Spain, Portugal, France, Italy, Vietnam, Thailand, Indonesia, Japan, China, South Africa and New Zealand EACH have at least a couple of golf resorts better than almost everyone on the world list here. They should have called me and asked.
The Florida ratings are so f*cked up it’s painful to describe, but suffice to say they skipped most of the state’s best resort courses, including the Blue Monster at Doral, Hammock Beach, the TPC Sawgrass, and Sandestin and went with a hodge podge of crap.

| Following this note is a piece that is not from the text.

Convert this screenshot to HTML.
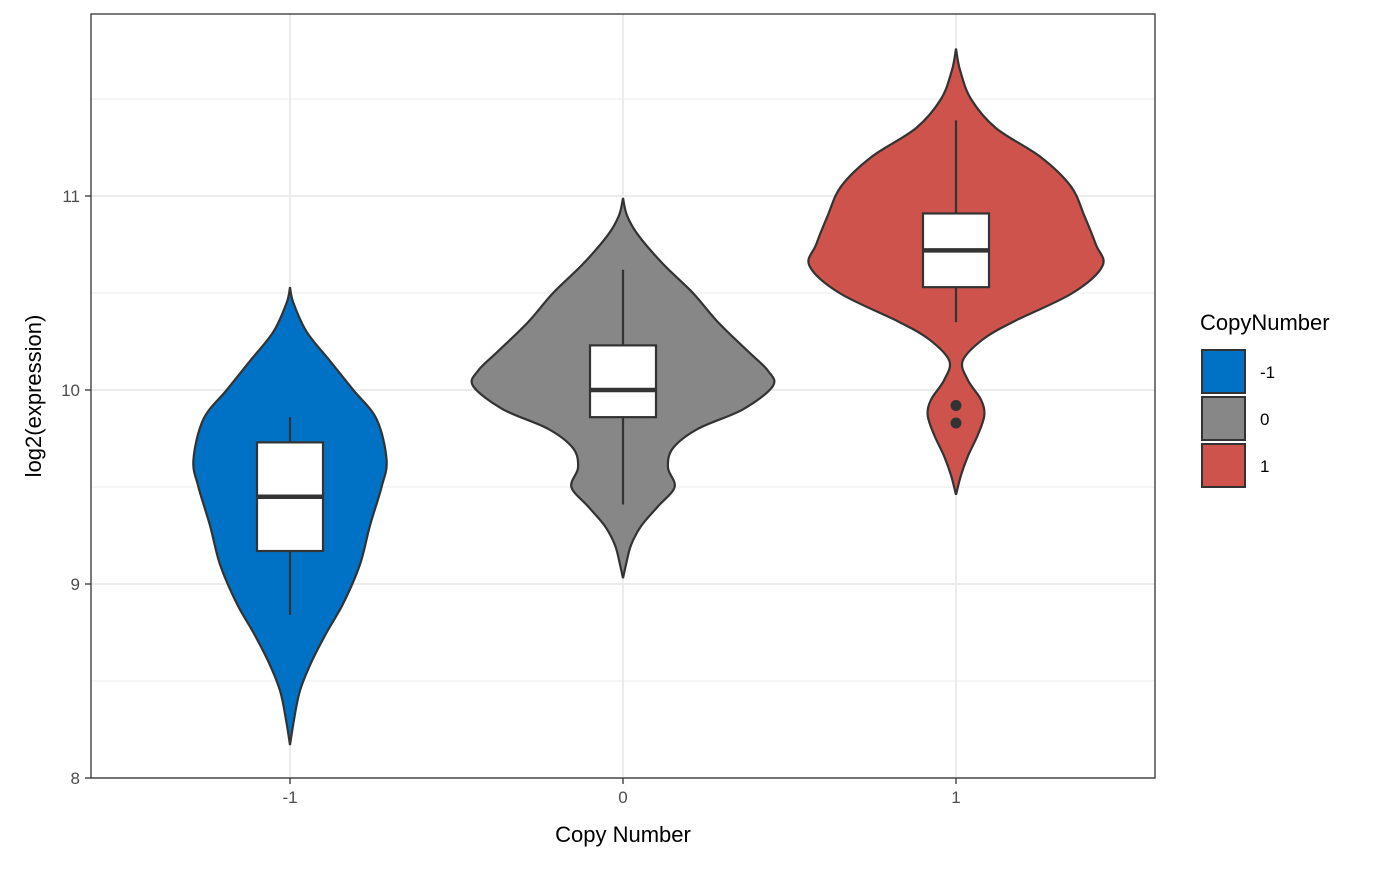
<!DOCTYPE html>
<html><head><meta charset="utf-8"><style>
body{margin:0;background:#fff;}
text{font-family:"Liberation Sans",sans-serif;}
</style></head><body>
<svg id="chart" width="1400" height="865" xmlns="http://www.w3.org/2000/svg"></svg>
<script>
const categories=["-1","0","1"];
const fills=["#0072C6","#878787","#CD534C"];
const yTicks=[8,9,10,11];
// violin profiles: value levels and half-widths (in category units)
const vLevels0=[10.53,10.45,10.3,10.15,10.0,9.85,9.64,9.5,9.3,9.1,8.9,8.75,8.6,8.45,8.3,8.17];
const vWidths0=[0,0.01,0.05,0.12,0.19,0.26,0.29,0.275,0.24,0.21,0.16,0.11,0.065,0.03,0.012,0];
const vLevels1=[10.99,10.9,10.8,10.65,10.5,10.35,10.2,10.1,10.02,9.9,9.8,9.7,9.6,9.5,9.4,9.3,9.2,9.1,9.03];
const vWidths1=[0,0.012,0.045,0.12,0.21,0.285,0.375,0.435,0.45,0.36,0.225,0.15,0.135,0.155,0.105,0.055,0.024,0.009,0];
const vLevels2=[11.76,11.65,11.5,11.35,11.2,11.05,10.9,10.75,10.64,10.5,10.35,10.26,10.15,10.05,9.95,9.87,9.77,9.66,9.56,9.46];
const vWidths2=[0,0.012,0.045,0.12,0.255,0.345,0.385,0.42,0.44,0.35,0.17,0.08,0.02,0.036,0.075,0.085,0.066,0.036,0.015,0];
const q1=[9.17,9.86,10.53], med=[9.45,10.0,10.72], q3=[9.73,10.23,10.91];
const wLo=[8.84,9.41,10.35], wHi=[9.86,10.62,11.39];
const outX=[2,2], outY=[9.92,9.83];

const L=91,R=1155,T=14,B=778;
const yS=v=>390-(v-10)*194;
const xS=i=>290+i*333;
const wS=w=>w*333;
const svg=document.getElementById('chart');
const NS="http://www.w3.org/2000/svg";
function mk(t,a,p){const e=document.createElementNS(NS,t);for(const k in a)e.setAttribute(k,a[k]);(p||svg).appendChild(e);return e;}

mk('rect',{x:L,y:T,width:R-L,height:B-T,fill:'#fff'});
// minor grid
[8.5,9.5,10.5,11.5].forEach(v=>{const g=mk('line',{x1:L,x2:R,y1:yS(v),y2:yS(v),stroke:'#ebebeb','stroke-width':1});

});
yTicks.forEach(v=>{const g=mk('line',{x1:L,x2:R,y1:yS(v),y2:yS(v),stroke:'#ebebeb','stroke-width':2});

});
categories.forEach((c,i)=>{const g=mk('line',{x1:xS(i),x2:xS(i),y1:T,y2:B,stroke:'#ebebeb','stroke-width':2});

});

function smooth(pts){let d='M'+pts[0][0]+','+pts[0][1];
for(let i=0;i<pts.length-1;i++){const p0=pts[i-1]||pts[i],p1=pts[i],p2=pts[i+1],p3=pts[i+2]||p2;
d+=' C'+(p1[0]+(p2[0]-p0[0])/6)+','+(p1[1]+(p2[1]-p0[1])/6)+' '+(p2[0]-(p3[0]-p1[0])/6)+','+(p2[1]-(p3[1]-p1[1])/6)+' '+p2[0]+','+p2[1];}
return d;}
const levels=[vLevels0,vLevels1,vLevels2], widths=[vWidths0,vWidths1,vWidths2];
categories.forEach((c,i)=>{
 const cx=xS(i);
 const right=levels[i].map((v,k)=>[cx+wS(widths[i][k]),yS(v)]);
 const left=levels[i].map((v,k)=>[cx-wS(widths[i][k]),yS(v)]).reverse();
 const d=smooth(right)+' '+smooth(left).replace(/^M/,'L')+'Z';
 const p=mk('path',{d:d,fill:fills[i],stroke:'#333','stroke-width':2.2});
 
 
 const w=mk('line',{x1:cx,x2:cx,y1:yS(wLo[i]),y2:yS(wHi[i]),stroke:'#333','stroke-width':2.2});
 
 
 const b=mk('rect',{x:cx-33,y:yS(q3[i]),width:66,height:yS(q1[i])-yS(q3[i]),fill:'#fff',stroke:'#333','stroke-width':2.2});
 
 
 const m=mk('line',{x1:cx-33,x2:cx+33,y1:yS(med[i]),y2:yS(med[i]),stroke:'#333','stroke-width':4.5});
 
 
});
outY.forEach((v,k)=>{const o=mk('circle',{cx:xS(outX[k]),cy:yS(v),r:5.5,fill:'#333'});

});

const fr=mk('rect',{x:L,y:T,width:R-L,height:B-T,fill:'none',stroke:'#333','stroke-width':1.3});


yTicks.forEach(v=>{mk('line',{x1:L-6,x2:L,y1:yS(v),y2:yS(v),stroke:'#333','stroke-width':1.3});
const t=mk('text',{x:L-11,y:yS(v)+6,'text-anchor':'end','font-size':17,fill:'#4d4d4d'});t.textContent=v;

});
categories.forEach((c,i)=>{mk('line',{x1:xS(i),x2:xS(i),y1:B,y2:B+6,stroke:'#333','stroke-width':1.3});
const t=mk('text',{x:xS(i),y:B+25,'text-anchor':'middle','font-size':17,fill:'#4d4d4d'});t.textContent=c;

});
const xt=mk('text',{x:623,y:842,'text-anchor':'middle','font-size':22,fill:'#000'});xt.textContent='Copy Number';


const yt=mk('text',{x:41,y:396,'text-anchor':'middle','font-size':22,fill:'#000',transform:'rotate(-90 41 396)'});yt.textContent='log2(expression)';


const lt=mk('text',{x:1200,y:330,'font-size':22,fill:'#000'});lt.textContent='CopyNumber';


categories.forEach((c,i)=>{const y=350+i*47;
const k=mk('rect',{x:1202,y:y,width:43,height:43,fill:fills[i],stroke:'#333','stroke-width':2});


const t=mk('text',{x:1260,y:y+28,'font-size':17,fill:'#000'});t.textContent=c;

});
</script>
</body></html>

The only things I can say in CNT’s defense was that Arizona rating are not awful, and they did manage to include the American Club in Kohler, even if they had to redefine a broad swath of the US, not including California or the West , as the “Northern US,” just to find it a place. Of course in doing so they skipped every major golf resort in Michigan, and there are a lot, especially including venerable Bay Harbor and Treetops, in order to honor the likes of the Equinox in my home state of Vermont. I like the Equinox, but it would be foolish to suggest it is worthy of a top 5 over every Michigan resort, New York’s Turning Stone, all of Pennsylvania’s grand golf resorts, most of Minnesota, and so many others.